The conflict between Armenia and Azerbaijan may divide Turkey and Russia

By admin
3 Min Read

After several days of serious fighting between Armenia and Azerbaijan, both of which are strongly connected to the Kremlin, Russia has resigned itself to routine calls for a ceasefire.

Russia’s hands are mostly tied in regard to its two smaller neighbors who are becoming increasingly independent politically.

Additionally, Azerbaijan which is not even a member of the post-Soviet Collective Security Treaty Organization (ODKB), is economically challenging Moscow by pushing it away from the Turkish energy market.

Meanwhile, Armenia, after Nikol Pashinyan’s rise to power, has begun to distance itself from Russia, its former main ally. The main reason for this is that in exchange for security, Moscow demanded deep economic and political interference in the country’s internal affairs.

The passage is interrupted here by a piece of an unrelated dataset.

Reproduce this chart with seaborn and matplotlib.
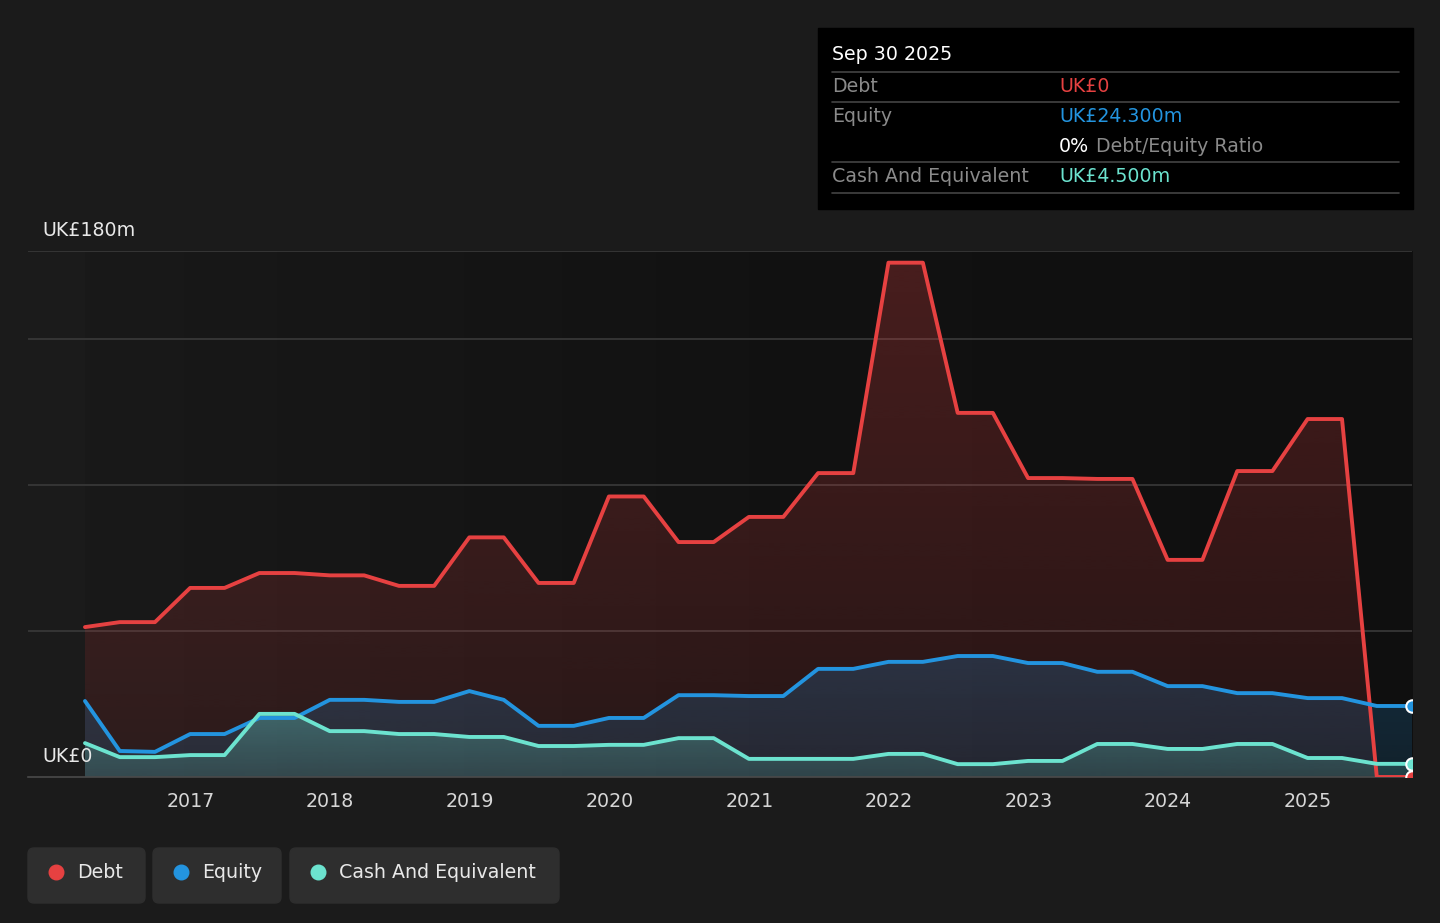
import pandas as pd
import numpy as np
import matplotlib
matplotlib.use("Agg")
import matplotlib.pyplot as plt
import matplotlib.dates as mdates
from matplotlib.colors import to_rgb
from matplotlib.patches import FancyBboxPatch, Rectangle
import seaborn as sns

# quarterly values, UK£ millions
dates = pd.date_range("2016-03-31", "2025-09-30", freq="QE")
debt = [51.3, 53, 53, 64.7, 64.7, 69.8, 69.8, 69, 69, 65.4, 65.4, 82, 82, 66.4, 66.4,
        96, 96, 80.4, 80.4, 89, 89, 104, 104, 176, 176, 124.6, 124.6, 102.3, 102.3,
        102, 102, 74.3, 74.3, 104.7, 104.7, 122.5, 122.5, 0, 0]
equity = [26, 8.9, 8.6, 14.7, 14.7, 20.2, 20.2, 26.4, 26.4, 25.7, 25.7, 29.4, 26.4,
          17.5, 17.5, 20.2, 20.2, 28, 28, 27.7, 27.7, 37, 37, 39.4, 39.4, 41.4, 41.4,
          39, 39, 36, 36, 31.1, 31.1, 28.7, 28.7, 27, 27, 24.3, 24.3]
cash = [11.6, 6.8, 6.8, 7.5, 7.5, 21.6, 21.6, 15.7, 15.7, 14.7, 14.7, 13.7, 13.7,
        10.6, 10.6, 11, 11, 13.3, 13.3, 6.2, 6.2, 6.2, 6.2, 7.9, 7.9, 4.4, 4.4, 5.5,
        5.5, 11.3, 11.3, 9.6, 9.6, 11.3, 11.3, 6.5, 6.5, 4.5, 4.5]
series_names = ["Debt", "Equity", "Cash And Equivalent"]
colors = ["#e64141", "#2394df", "#6ce3cf"]
# alpha at top of chart / at zero line for the area gradients
fill_alpha = [(0.26, 0.10), (0.22, 0.14), (0.30, 0.16)]
year_ticks = list(range(2017, 2026))

df = pd.DataFrame({"date": dates, "Debt": debt, "Equity": equity, "Cash And Equivalent": cash})

sns.set_style("dark")
plt.rcParams["font.family"] = ["DejaVu Sans"]
bg = "#1b1b1b"

W, H = 1440, 923
fig = plt.figure(figsize=(W / 100, H / 100), dpi=100, facecolor=bg)
ax = fig.add_axes([28 / W, (H - 777) / H, (1412 - 28) / W, (777 - 251) / H])
ax.set_facecolor(bg)

x0 = pd.Timestamp("2015-11-03")
x1 = pd.Timestamp("2025-09-30")
ax.set_xlim(x0, x1)
ax.set_ylim(0, 180)
xs = mdates.date2num(dates[0])
xe = mdates.date2num(x1)

# darker background over the data period
grad = np.linspace(0, 1, 256).reshape(1, -1)
cmap = matplotlib.colors.LinearSegmentedColormap.from_list("bgg", ["#191919", "#121212", "#0f0f0f"])
ax.imshow(grad, cmap=cmap, aspect="auto", zorder=0, extent=[xs, xe, 0, 180])

for yv in [50, 100, 150, 180]:
    ax.axhline(yv, color="#3a3a3a", lw=1.2, zorder=1)

# area fills with vertical gradient, clipped to each series' polygon
for i, (name, c, (a_top, a_bot)) in enumerate(zip(series_names, colors, fill_alpha)):
    poly = ax.fill_between(df["date"], df[name], 0, color=c, alpha=0, lw=0)
    top = max(df[name].max(), 1)
    rgba = np.zeros((256, 1, 4))
    rgba[..., :3] = to_rgb(c)
    rgba[:, 0, 3] = np.linspace(a_top, a_bot, 256)
    im = ax.imshow(rgba, aspect="auto", extent=[xs, xe, 0, top], origin="upper",
                   zorder=2 + i * 0.1, interpolation="bilinear")
    im.set_clip_path(poly.get_paths()[0], transform=ax.transData)

for name, c in zip(series_names, colors):
    sns.lineplot(data=df, x="date", y=name, color=c, lw=2.8, ax=ax, zorder=4)
    ax.scatter([df["date"].iloc[-1]], [df[name].iloc[-1]], s=80, color=c,
               edgecolor="white", linewidth=1.5, zorder=6, clip_on=True)

ax.set_xlim(x0, x1)
ax.set_ylim(0, 180)
for s in ["top", "left", "right"]:
    ax.spines[s].set_visible(False)
ax.spines["bottom"].set_color("#4a4a4a")
ax.spines["bottom"].set_linewidth(1.2)
ax.set_xticks([pd.Timestamp(f"{y}-01-01") for y in year_ticks])
ax.set_xticklabels([str(y) for y in year_ticks])
ax.tick_params(axis="x", colors="#d6d6d6", labelsize=13.7, length=5, width=1, color="#4a4a4a", pad=6)
ax.set_yticks([])
ax.set_xlabel("")
ax.set_ylabel("")
ax.grid(False)

# overlay in pixel coordinates for labels, tooltip and legend
ov = fig.add_axes([0, 0, 1, 1], facecolor="none")
ov.set_xlim(0, W)
ov.set_ylim(H, 0)
ov.axis("off")

ov.text(42, 230, "UK£180m", color="#e8e8e8", fontsize=13.7, va="center", ha="left")
ov.text(42, 757, "UK£0", color="#e8e8e8", fontsize=13.7, va="center", ha="left")

# tooltip
ov.add_patch(Rectangle((818, 28), 595, 181, color="#000000", zorder=1))
ov.text(832, 55, "Sep 30 2025", color="white", fontsize=13.7, va="center", zorder=2)
for yl in [72, 102, 162, 193]:
    ov.plot([832, 1399], [yl, yl], color="#444444", lw=1.2, zorder=2)
label_gray = "#8a8a8a"
ov.text(832, 87, "Debt", color=label_gray, fontsize=13.7, va="center", zorder=2)
ov.text(1059, 87, "UK£0", color=colors[0], fontsize=13.7, va="center", zorder=2)
ov.text(832, 117, "Equity", color=label_gray, fontsize=13.7, va="center", zorder=2)
ov.text(1059, 117, "UK£24.300m", color=colors[1], fontsize=13.7, va="center", zorder=2)
ov.text(1059, 147, "0%", color="white", fontsize=13.7, va="center", zorder=2)
ov.text(1096, 147, "Debt/Equity Ratio", color=label_gray, fontsize=13.7, va="center", zorder=2)
ov.text(832, 177, "Cash And Equivalent", color=label_gray, fontsize=13.7, va="center", zorder=2)
ov.text(1059, 177, "UK£4.500m", color=colors[2], fontsize=13.7, va="center", zorder=2)

# legend chips
chips = [(28, 117), (153, 128), (290, 269)]
for (lx, lw), name, c in zip(chips, series_names, colors):
    ov.add_patch(FancyBboxPatch((lx, 848), lw, 55, boxstyle="round,pad=0,rounding_size=6",
                                color="#2e2e2e", zorder=1))
    ov.scatter([lx + 28], [872], s=110, color=c, zorder=2)
    ov.text(lx + 49, 873, name, color="#e8e8e8", fontsize=13.7, va="center", zorder=2)

fig.savefig("out.png", dpi=100, facecolor=bg)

Given the lack of an active policy by Moscow in South Caucasus, Turkey has been filling this hole by initiating another conflict with Russia after Syria, Libya and Crimea (where it sided with the Tatars). Now, we can see how closely Ankara and Baku have been cooperating in terms of the military, which Russia enviously protected in post-Soviet countries for many years.

Turkey is partially returning to an idea it tried to implement in the first half of the 1990s through close cooperation with Central Asian states. Back then, it had lost the rivalry with Russia.

Today, its political ambitions probably do not reach beyond the Caspian Sea, at least for now. The result? Transcaucasia has become a battlefield with Russia again for Turkey.

The Kremlin, which is currently arms-deep in two conflicts with the West — Navalny’s poisoning and Belarus — does not have the strength for a third struggle with Turkey, and it is not currently stepping up to the challenge partially because it is in Russia’s interests to weaken Armenia and Azerbaijan, which have become too independent.

When their strength begins to wane, we will see if Ankara is prepared to support Baku with its standing army. The appearance of Turkish soldiers in the region will be unacceptable to Russia.